NorthKCHawk
Well-Known Member
All true, but the biggest problem is that the two most powerful men in college football are the commissioners of the SEC and Big10. How many men in power do you know of voluntarily give up that power for the betterment of their constituents? The Commissioner's wont give up their authority unless the member schools force them to do so, and I don't see the presidents being organized enough to do that. Look at the Commissioners joint reaction to the 9 billion dollar private equity superconference concept. No way they are giving up their authority.I'm not saying take the college part out of it at all. I'm saying take the NCAA out of it. They're the reason all this craziness came about in the first place. NCAA was created to structure and oversee amateurism in collegiate sports and it turned into a 10-figure corporate monstrosity trying to make money. Amateurism in basketball and football is dead. That's a fact.
Lots of (most I'd guess) D1 football and basketball players want college educations because they aren't going to make money at their sports afterwards, and many star players are gifted academically as well.
What I'm saying is you can have both. You can make money playing sports in college and have it regulated like a pro league if the NCAA gets out of the picture. There's nothing wrong with a super conference/league/whatever you want to call it made up of the best teams in the country.
Conferences were originally created because travel back then was by bus and rail, and it made sense to have groups of geographically close schools play each other in leagues like the Big Ten, Big 8, SEC, etc. Then at the end of the year you take the best teams in those conferences and have bowls and national tournaments. Long distance travel was prohibitive and expensive in 1910. It's still expensive, but it's a miniscule drop in a huge bucket of money for these teams now, and with air travel and caravans of semi-trucks hauling equipment it's no longer prohibitive.
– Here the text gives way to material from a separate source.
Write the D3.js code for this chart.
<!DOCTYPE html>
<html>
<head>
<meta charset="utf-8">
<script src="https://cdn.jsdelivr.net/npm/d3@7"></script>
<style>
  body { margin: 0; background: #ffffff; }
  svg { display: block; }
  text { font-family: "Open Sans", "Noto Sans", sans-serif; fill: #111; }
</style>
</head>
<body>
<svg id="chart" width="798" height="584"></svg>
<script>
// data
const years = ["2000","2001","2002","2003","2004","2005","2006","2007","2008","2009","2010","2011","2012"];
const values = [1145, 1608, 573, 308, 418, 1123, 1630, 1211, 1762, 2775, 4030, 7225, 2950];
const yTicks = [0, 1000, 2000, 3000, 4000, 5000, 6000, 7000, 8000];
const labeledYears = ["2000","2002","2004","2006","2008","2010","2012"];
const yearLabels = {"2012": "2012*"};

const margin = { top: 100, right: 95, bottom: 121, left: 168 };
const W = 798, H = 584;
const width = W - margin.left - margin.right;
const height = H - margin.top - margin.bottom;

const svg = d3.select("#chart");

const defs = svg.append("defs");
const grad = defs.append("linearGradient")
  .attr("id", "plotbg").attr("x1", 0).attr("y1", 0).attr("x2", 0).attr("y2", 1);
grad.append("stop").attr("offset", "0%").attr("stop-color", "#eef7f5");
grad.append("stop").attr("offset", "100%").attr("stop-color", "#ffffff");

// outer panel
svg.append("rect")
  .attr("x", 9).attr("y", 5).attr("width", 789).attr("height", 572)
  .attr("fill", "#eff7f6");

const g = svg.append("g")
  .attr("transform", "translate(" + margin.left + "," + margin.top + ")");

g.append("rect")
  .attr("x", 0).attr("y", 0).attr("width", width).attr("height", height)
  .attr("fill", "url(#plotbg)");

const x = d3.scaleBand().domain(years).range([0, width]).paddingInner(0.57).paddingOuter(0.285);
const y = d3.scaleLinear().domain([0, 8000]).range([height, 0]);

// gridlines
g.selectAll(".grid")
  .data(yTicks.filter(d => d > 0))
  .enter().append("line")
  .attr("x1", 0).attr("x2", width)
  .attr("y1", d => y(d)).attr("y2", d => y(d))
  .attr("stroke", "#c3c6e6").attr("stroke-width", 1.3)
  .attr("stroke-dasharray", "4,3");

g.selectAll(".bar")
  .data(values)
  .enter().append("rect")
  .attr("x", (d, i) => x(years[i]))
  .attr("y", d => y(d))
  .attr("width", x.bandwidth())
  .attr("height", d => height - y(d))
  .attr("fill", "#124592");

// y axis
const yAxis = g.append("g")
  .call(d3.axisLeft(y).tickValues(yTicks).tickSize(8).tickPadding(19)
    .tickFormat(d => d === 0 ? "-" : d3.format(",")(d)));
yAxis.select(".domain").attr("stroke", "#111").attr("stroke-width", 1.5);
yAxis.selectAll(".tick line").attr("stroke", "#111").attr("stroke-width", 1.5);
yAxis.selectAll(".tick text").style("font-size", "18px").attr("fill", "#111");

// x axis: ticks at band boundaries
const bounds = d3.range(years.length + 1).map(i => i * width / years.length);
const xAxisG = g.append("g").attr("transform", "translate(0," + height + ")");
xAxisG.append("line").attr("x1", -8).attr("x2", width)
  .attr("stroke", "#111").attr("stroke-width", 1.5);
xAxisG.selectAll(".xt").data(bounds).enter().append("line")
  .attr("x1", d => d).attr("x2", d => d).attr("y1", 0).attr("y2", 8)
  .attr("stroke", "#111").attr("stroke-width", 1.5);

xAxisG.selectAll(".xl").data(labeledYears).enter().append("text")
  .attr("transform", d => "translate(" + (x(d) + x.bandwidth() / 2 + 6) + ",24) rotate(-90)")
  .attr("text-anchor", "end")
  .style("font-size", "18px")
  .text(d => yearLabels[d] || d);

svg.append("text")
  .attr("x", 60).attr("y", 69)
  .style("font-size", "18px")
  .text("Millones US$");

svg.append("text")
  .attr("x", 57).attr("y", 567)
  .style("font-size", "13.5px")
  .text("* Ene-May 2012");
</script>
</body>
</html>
Conferences as they exist now are obsolete except for nostalgic purposes and tradition only. I get it that people cling to it and I do sometimes myself as well. But the world changes and things evolve, and they always have. They will always continue to do so and we aren't going to stop it.
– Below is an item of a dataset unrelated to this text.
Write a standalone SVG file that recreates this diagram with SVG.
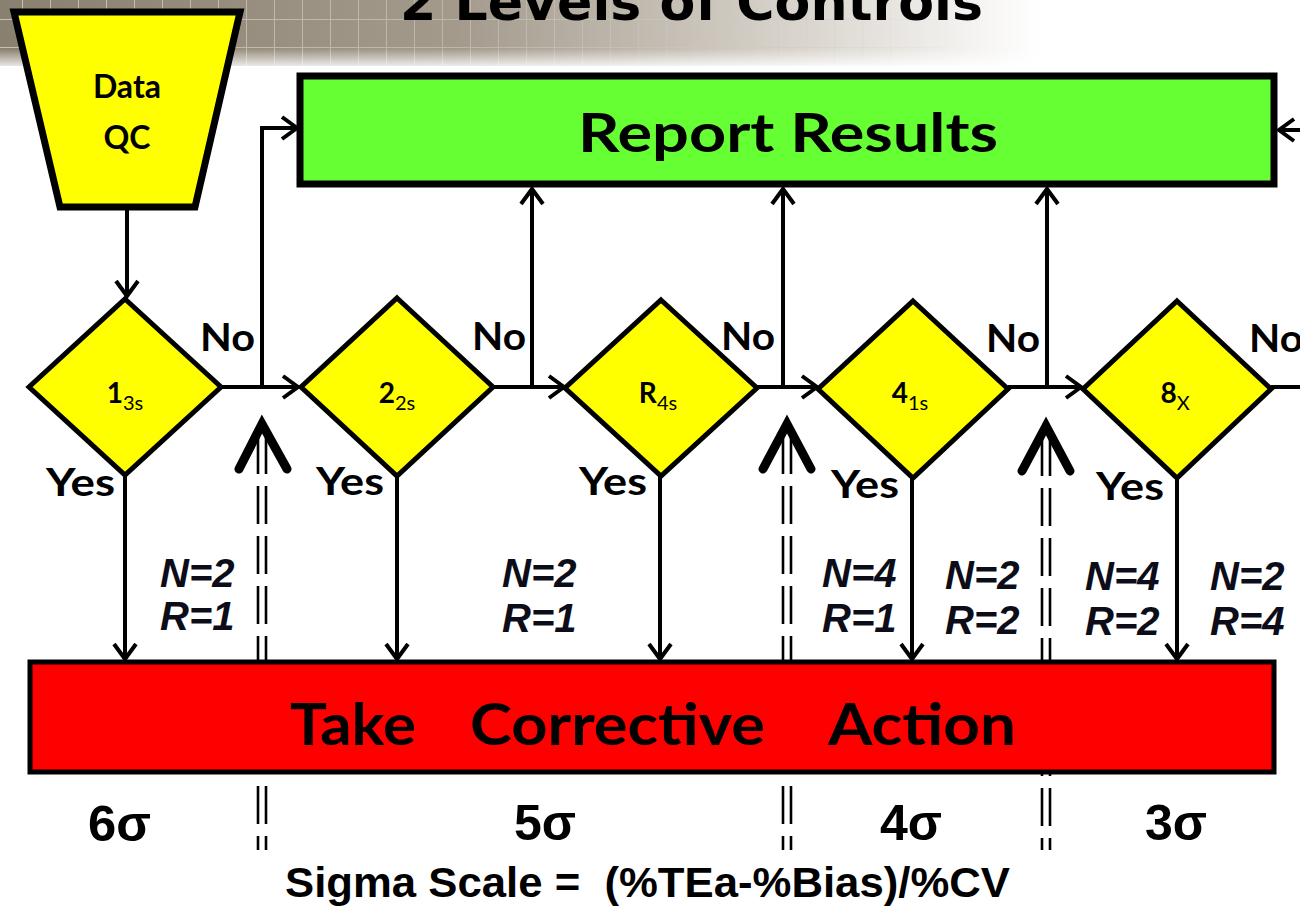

The NCAA could go back to regulating non-revenue sports like it was intended to. But they won't because then the people running it wouldn't become millionaires working there. That alone should tell people it's a BS organization.
The only way this is going to work is if the Commissioners keep their authority over the process. I actually think there is a chance to make this a better system than the NFL. The Commissioners choose a college football COO who establishes a staff to regulate major college football's rules and day to day operations (refs, rules, payments to players, discipline, playoff format, etc.) and the Commissioners act more like a Board of Directors and handle the big things like communicating with the presidents of the schools and Congress, negotiating the TV and other revenue deals, oversight, media etc. The mistake that the NFL made is that Goodell has too much power and authority. Too much central authority in one man. Its made him a villain with no credibility amongst the players or fans. Instead, have one guy run the day to day operations, and his or her bosses be the ones that handle the big picture stuff.
Under that structure, the Commissioners retain the ultimate authority. That is about the only way this will work.
Oh and yes, if college football players don't have to be students anymore, I am out. Completely.